Vultr Picks HPE and NVIDIA for Enterprise AI Services
Alternative cloud provider Vultr has chosen HPE and NVIDIA to fuel its large-scale datacenters designed to support enterprise customers. The move highlights demand for the enterprise segment, while opening up potential possibilities for further Vultr/HPE arrangements.
“AI infrastructure remains significantly underbuilt globally, and enterprises increasingly require high-performance AI compute integrated seamlessly at the edge,” stated Vultr CEO J.J. Kardwell in a press release. “We are expanding our capabilities with a focus on supporting enterprise demand for decentralized, latency-sensitive workloads across Vultr’s extensive global network.”

Vultr CEO J.J. Kardwell. Source: HPE
Vultr’s deployments will include the NVIDIA GB300 NVL72 by HPE, a version of NVIDIA’s popular integrated rack system supported by HPE and packaged with HPE’s direct liquid cooling technology. Vultr will connect multiple rack systems with NVIDIA’s Spectrum-X Ethernet, which in turn is part of NVIDIA’s AI Computing by HPE series of options that include pairing HPE ProLiant Compute XD685 servers with NVIDIA GPUs.
HPE Gets a Visibility Boost
The news boosts HPE’s visibility as a solution provider for alternative cloud providers serving enterprise customers, an area in which Vultr is leading.

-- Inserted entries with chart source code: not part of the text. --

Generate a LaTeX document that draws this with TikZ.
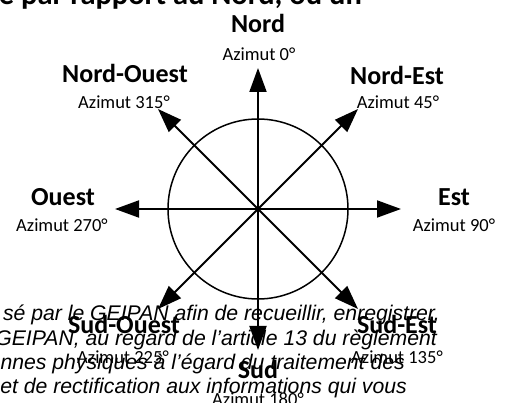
\documentclass[tikz,border=0pt]{standalone}
\usepackage{fontspec}
\usetikzlibrary{arrows.meta}
\newfontfamily\labfont{Carlito}
\newfontfamily\bodyfont{Liberation Sans}
\tikzset{
  bigl/.style={inner sep=0pt, anchor=base, font=\labfont\bfseries\fontsize{26}{26}\selectfont},
  azl/.style={inner sep=0pt, anchor=base, font=\labfont\fontsize{18.5}{18.5}\selectfont},
  bodyl/.style={inner sep=0pt, anchor=base east, font=\bodyfont\itshape\fontsize{21.2}{21.2}\selectfont},
  topl/.style={inner sep=0pt, anchor=base east, font=\labfont\bfseries\fontsize{30.5}{30.5}\selectfont},
  ray/.style={line width=1.9pt, -{Triangle[length=24pt,width=17pt]}},
  ring/.style={line width=1.5pt}
}
\begin{document}
\begin{tikzpicture}[x=1pt,y=-1pt]
\useasboundingbox (0,0) rectangle (509,403);
\clip (0,0) rectangle (509,403);
% background text
\node[topl] (t0) at (362,5) {é par rapport au Nord, ou un};
\node[bodyl] (b1) at (440,321) {sé par le GEIPAN afin de recueillir, enregistrer,};
\node[bodyl] (b2) at (437,346) {GEIPAN, au regard de l’article 13 du règlement};
\node[bodyl] (b3) at (405,370) {nnes physiques à l’égard du traitement des};
\node[bodyl] (b4) at (407,394) {et de rectification aux informations qui vous};
% compass
\coordinate (c) at (258,209);
\draw[ring] (c) circle (90);
\coordinate (pN) at (258,68);
\coordinate (pS) at (258,350);
\coordinate (pE) at (401,209);
\coordinate (pW) at (115,209);
\coordinate (pNE) at (358,109);
\coordinate (pNW) at (158,109);
\coordinate (pSE) at (358,309);
\coordinate (pSW) at (158,309);
\foreach \p in {pN,pS,pE,pW,pNE,pNW,pSE,pSW} \draw[ray] (c) -- (\p);
% labels
\node[bigl] (lN) at (258,33) {Nord};
\node[azl] (aN) at (259,61) {Azimut 0°};
\node[bigl] (lNW) at (125,83) {Nord-Ouest};
\node[azl] (aNW) at (124,109) {Azimut 315°};
\node[bigl] (lNE) at (397,85) {Nord-Est};
\node[azl] (aNE) at (398,109) {Azimut 45°};
\node[bigl] (lW) at (63,206) {Ouest};
\node[azl] (aW) at (62,232) {Azimut 270°};
\node[bigl] (lE) at (454,206) {Est};
\node[azl] (aE) at (454,232) {Azimut 90°};
\node[bigl] (lSW) at (124,334) {Sud-Ouest};
\node[azl] (aSW) at (123,363) {Azimut 225°};
\node[bigl] (lSE) at (397,334) {Sud-Est};
\node[azl] (aSE) at (397,363) {Azimut 135°};
\node[bigl] (lS) at (258,378) {Sud};
\node[azl] (aS) at (258,406) {Azimut 180°};
\end{tikzpicture}
\end{document}
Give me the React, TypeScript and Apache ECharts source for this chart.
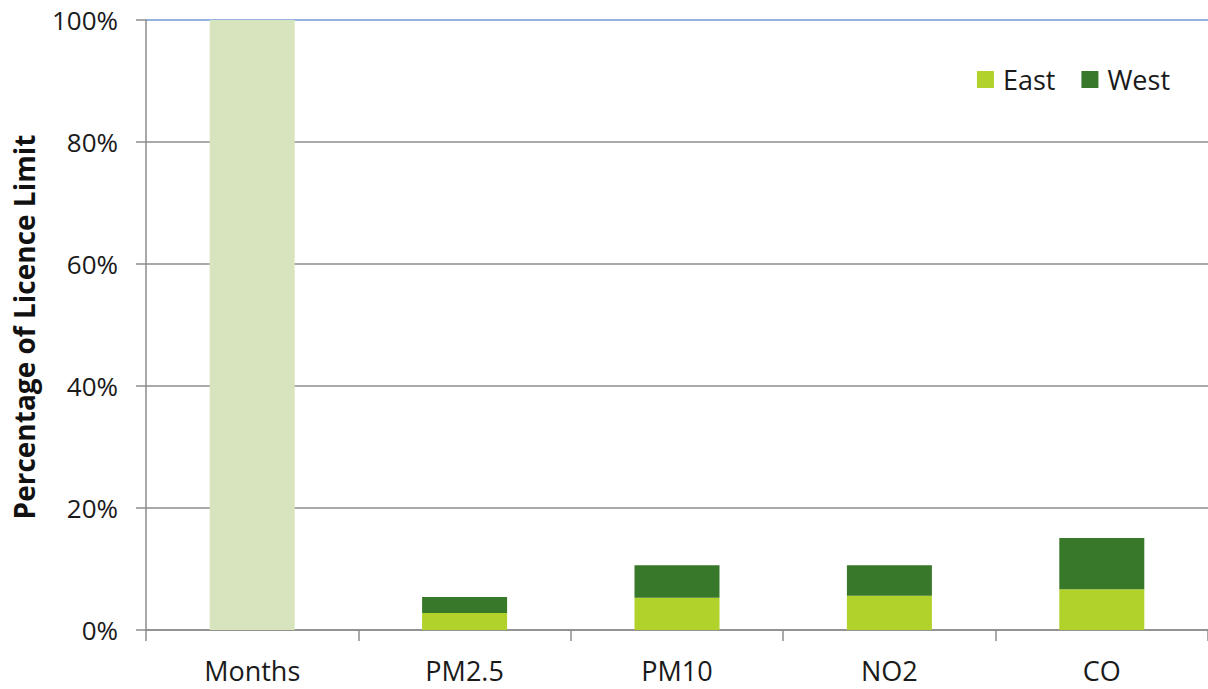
import React, { useEffect, useRef } from "react";
import * as echarts from "echarts";

const categories = ["Months", "PM2.5", "PM10", "NO2", "CO"];
const monthsValues: (number | string)[] = [100, "-", "-", "-", "-"];
const eastValues: (number | string)[] = ["-", 2.8, 5.3, 5.6, 6.7];
const westValues: (number | string)[] = ["-", 2.6, 5.3, 5.0, 8.4];
const yTicks = [0, 20, 40, 60, 80, 100];

const FONT = "'Open Sans', sans-serif";

export default function App() {
  const ref = useRef<HTMLDivElement>(null);
  useEffect(() => {
    if (!ref.current) return;
    const chart = echarts.init(ref.current, null, { renderer: "svg" });
    chart.setOption({
      animation: false,
      backgroundColor: "#ffffff",
      textStyle: { fontFamily: FONT },
      grid: { left: 146, right: 0, top: 20, bottom: 59, containLabel: false },
      legend: {
        data: ["East", "West"],
        right: 33,
        top: 61,
        itemWidth: 17,
        itemHeight: 17,
        itemGap: 26,
        icon: "rect",
        textStyle: { fontSize: 27, color: "#1a1a1a", fontFamily: FONT, padding: [0, 0, 0, 4] },
      },
      xAxis: {
        type: "category",
        data: categories,
        axisLine: { show: true, lineStyle: { color: "#8c8c8c", width: 1.5 } },
        axisTick: { show: true, alignWithLabel: false, length: 11, lineStyle: { color: "#8c8c8c", width: 1.5 } },
        axisLabel: { fontSize: 27, color: "#1a1a1a", margin: 27, fontFamily: FONT },
      },
      yAxis: {
        type: "value",
        min: yTicks[0],
        max: yTicks[yTicks.length - 1],
        interval: 20,
        axisLine: { show: true, lineStyle: { color: "#8c8c8c", width: 1.5 } },
        axisTick: { show: true, length: 10, lineStyle: { color: "#8c8c8c", width: 1.5 } },
        axisLabel: {
          formatter: "{value}%",
          fontSize: 26,
          color: "#1a1a1a",
          margin: 28,
          fontFamily: FONT,
        },
        splitLine: {
          show: true,
          lineStyle: {
            color: ["#8c8c8c", "#8c8c8c", "#8c8c8c", "#8c8c8c", "#8c8c8c", "#6f98d6"],
            width: 1.5,
          },
        },
      },
      series: [
        {
          name: "Months",
          type: "bar",
          stack: "total",
          data: monthsValues,
          barWidth: 85,
          itemStyle: { color: "#d7e4bd" },
        },
        {
          name: "East",
          type: "bar",
          stack: "total",
          data: eastValues,
          barWidth: 85,
          itemStyle: { color: "#b0d22a" },
        },
        {
          name: "West",
          type: "bar",
          stack: "total",
          data: westValues,
          barWidth: 85,
          itemStyle: { color: "#38782a" },
        },
      ],
      graphic: [
        {
          type: "text",
          x: 24,
          y: 327,
          rotation: Math.PI / 2,
          style: {
            text: "Percentage of Licence Limit",
            fontFamily: FONT,
            fontWeight: "bold",
            fontSize: 28,
            fill: "#111111",
            textAlign: "center",
            textVerticalAlign: "middle",
          },
        },
      ],
    });
    return () => chart.dispose();
  }, []);
  return (
    <div
      ref={ref}
      style={{ position: "fixed", left: 0, top: 0, width: 1208, height: 689 }}
    />
  );
}
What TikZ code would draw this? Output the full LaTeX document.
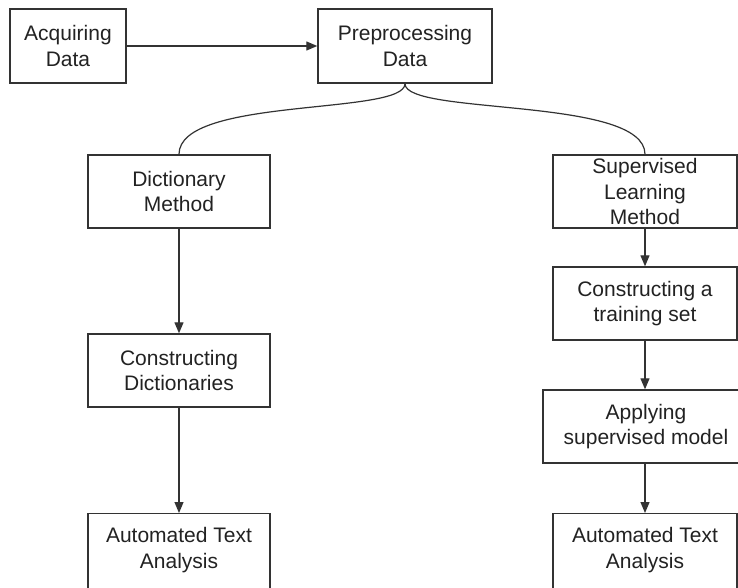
\documentclass[tikz,border=0pt]{standalone}
\usepackage{fontspec}
\setmainfont{Liberation Sans}
\usetikzlibrary{arrows.meta,calc}
\definecolor{ln}{HTML}{333333}
\definecolor{tx}{HTML}{222222}
\begin{document}
\begin{tikzpicture}[x=1pt,y=-1pt,
  box/.style={draw=ln, line width=1.4pt, rectangle, inner sep=0pt, align=center,
    text=tx, font=\fontsize{21}{25.5}\selectfont},
  lbl/.style={inner sep=0pt, align=center, text=tx, font=\fontsize{21}{25.5}\selectfont},
  arr/.style={draw=ln, line width=1.2pt, -{Triangle[length=11pt,width=9pt]}},
  link/.style={draw=ln, line width=1.2pt}]
\useasboundingbox (0,0) rectangle (738,588);
\clip (0,0) rectangle (738,588);
\fill[white] (0,0) rectangle (738,588);
% top row
\node[box, minimum width=116pt, minimum height=74pt] (acq) at (68,46) {Acquiring\\Data};
\node[box, minimum width=174pt, minimum height=74pt] (pre) at (405,46) {Preprocessing\\Data};
% left column
\node[box, minimum width=182pt, minimum height=73pt] (dict) at (179,191.5) {Dictionary\\Method};
\node[box, minimum width=182pt, minimum height=73pt] (cdict) at (179,370.5) {Constructing\\Dictionaries};
\node[box, minimum width=182pt, minimum height=82pt, anchor=north] (ataL) at (179,513) {};
\node[lbl] (ataLt) at (179,550) {Automated Text\\Analysis};
% right column
\node[box, minimum width=184pt, minimum height=73pt] (sup) at (645,191.5) {Supervised\\Learning\\Method};
\node[box, minimum width=184pt, minimum height=73pt] (train) at (645,303.5) {Constructing a\\training set};
\node[box, minimum width=206pt, minimum height=73pt] (apply) at (646,426.5) {Applying\\supervised model};
\node[box, minimum width=184pt, minimum height=82pt, anchor=north] (ataR) at (645,513) {};
\node[lbl] (ataRt) at (645,550) {Automated Text\\Analysis};
% connectors
\draw[arr] (acq.east) -- (pre.west);
\draw[link] (pre.south) .. controls ($(pre.south)+(0,32)$) and ($(dict.north)+(0,-58)$) .. (dict.north);
\draw[link] (pre.south) .. controls ($(pre.south)+(0,32)$) and ($(sup.north)+(0,-58)$) .. (sup.north);
\draw[arr] (dict.south) -- (cdict.north);
\draw[arr] (cdict.south) -- (ataL.north);
\draw[arr] (sup.south) -- (train.north);
\draw[arr] (train.south) -- (train.south |- apply.north);
\draw[arr] (train.south |- apply.south) -- (train.south |- ataR.north);
\end{tikzpicture}
\end{document}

It also hints at other announcements made at HPE’s Discover 2026 customer conference in Las Vegas this week—announcements that could put HPE at odds with NVIDIA.
At the show, HPE revealed a slew of networking capabilities that leverage its $14-billion purchase of Juniper Networks last summer. And in the process, it turned up a bit of a surprise.
Specifically, HPE has gotten into scale-up networking for AI, a kind of side hustle to its push into automated agentic AI and inference networking. The scale-up effort provides an Ethernet-based alternative to NVIDIA’s NVLink architecture, one based on Juniper technologies, though it may be a while before HPE’s solutions hit the mainstream.
Here’s the detail: Making good on earlier announcements, HPE has introduced the HPE Juniper Networking QFX5252 switch, a scale-up interconnect module for use with AMD’s Helios integrated rack for AI. It’s not clear whether the switch will be sold for non-Helios configurations, and HPE didn’t immediately respond to a request for comment.
Still, the QFX5252 offers some intriguing possibilities: It supports data throughput rates to 260 terabytes/second; it is based on UALink over Ethernet (UALoE), an emerging but incomplete working spec of the UALink Consortium, in which HPE has been active from the start; and it’s managed by the HPE Networking Data Center Director, which includes the Apstra intent-based networking capabilities.
Separately, Juniper Networks’ routing technology has also been deployed in an integrated AI rack called the Napier TDN72 introduced this week by Tensordyne AI. That startup claims to outperform NVIDIA across a range of criteria thanks to its uniquely designed Napier chips. And the TDN72 incorporates Juniper’s PTX10008 router ASICs, adapted to fit Tensordyne's custom AI compute trays, as part of its backplane architecture.
A Foot in the Door
HPE’s other Juniper news this week includes the addition of a new QFX5140 Switch for inference clusters and edge AI; the integration of Juniper’s Mist AI AIOps technology with the HPE Networking CX switches; and the addition of Juniper's Marvis AI “self-driving network” capabilities to HPE Aruba Central.
The successful integration of Juniper Networks’ products into HPE switches for use in networking for AI (and AI for networking) can’t come a moment too soon. Demand for inference and agentic AI is growing fast among enterprises of the kind using Vultr’s services.
“The success of agentic AI in the enterprise depends on a modern networking foundation built for autonomous workflows, where network performance, reliability, and intelligence determine the effectiveness of the entire AI architecture,” said Rami Rahim, EVP, President and General Manager, Networking, HPE, in a press release. “HPE is delivering that foundation.”
HPE also has gotten a significant foot in the door with Vultr, which could eventually lead to deployment of HPE’s scale-up interconnection technologies, despite the potential for pushback from NVIDIA. After all, it’s clear that hyperscalers are adapting NVLink alongside their own scale-up interconnects. Why not large enterprises as well?
Futuriom Take: Vultr’s adoption of HPE-supported NVIDIA racks could lead to more interesting developments, as HPE expands its networking capabilities to scale-up within the rack.